I use tmux an awful lot at work since it allows for a workflow where each session name references a separate piece of work that may need to be returned to (it’s impossible to know upfront) and if it does it’s far easier to pull up the previous session than start off from scratch.

However, the problem with this approach is it’s really easy to rapidly accumulate sessions and to have no idea which ones I need to keep hanging around which is how I regularly end up with fifty sessions; in fact it’s really not unusual for me to end up with over a hundred sessions.

This means every few weeks I need to purge my sessions. Until I’ve figured out a way to automatically look up the work id and see if it’s closed (there is an API, but I’ve not figured if that kind of query is possible yet) I either have to close one at a time or hope there is just one session I want to keep so I can use tmux kill-session -a -t theoneIwanttokeep. Which is great if there is just one I want to keep, but invariably I know for a fact there are four or five I want.

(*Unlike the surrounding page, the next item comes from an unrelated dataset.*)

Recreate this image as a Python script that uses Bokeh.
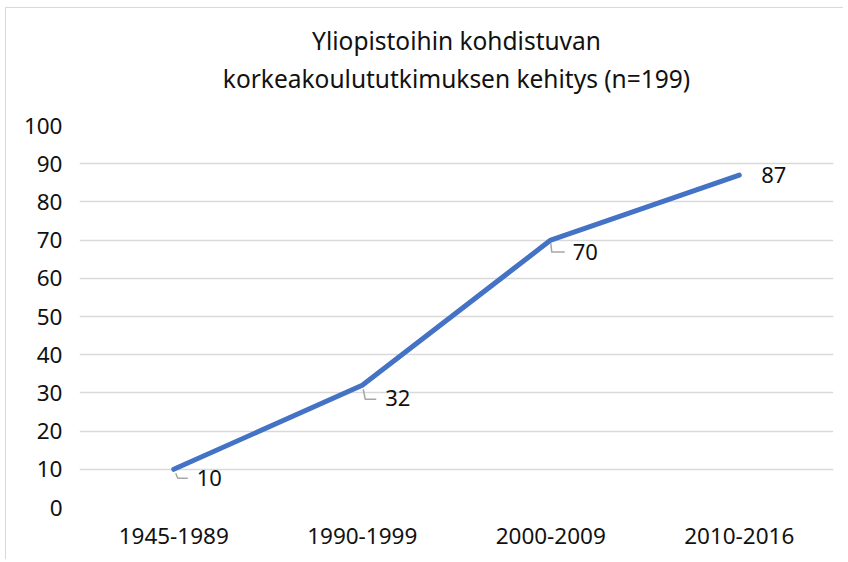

So I finally wrote a simple script to do just that:

#!/bin/bash
for i in $(tmux list-sessions -F '#S'); do
  if [[ ! $@ =~ $i ]]; then
    tmux kill-session -t $i
  fi
done

Then I can call this as ./tkse sessiona sessionb sessionc sessiond, etc and it’ll kill everything except those sessions.

This won’t work if a session name has a space in it, but what kind of heathen does that?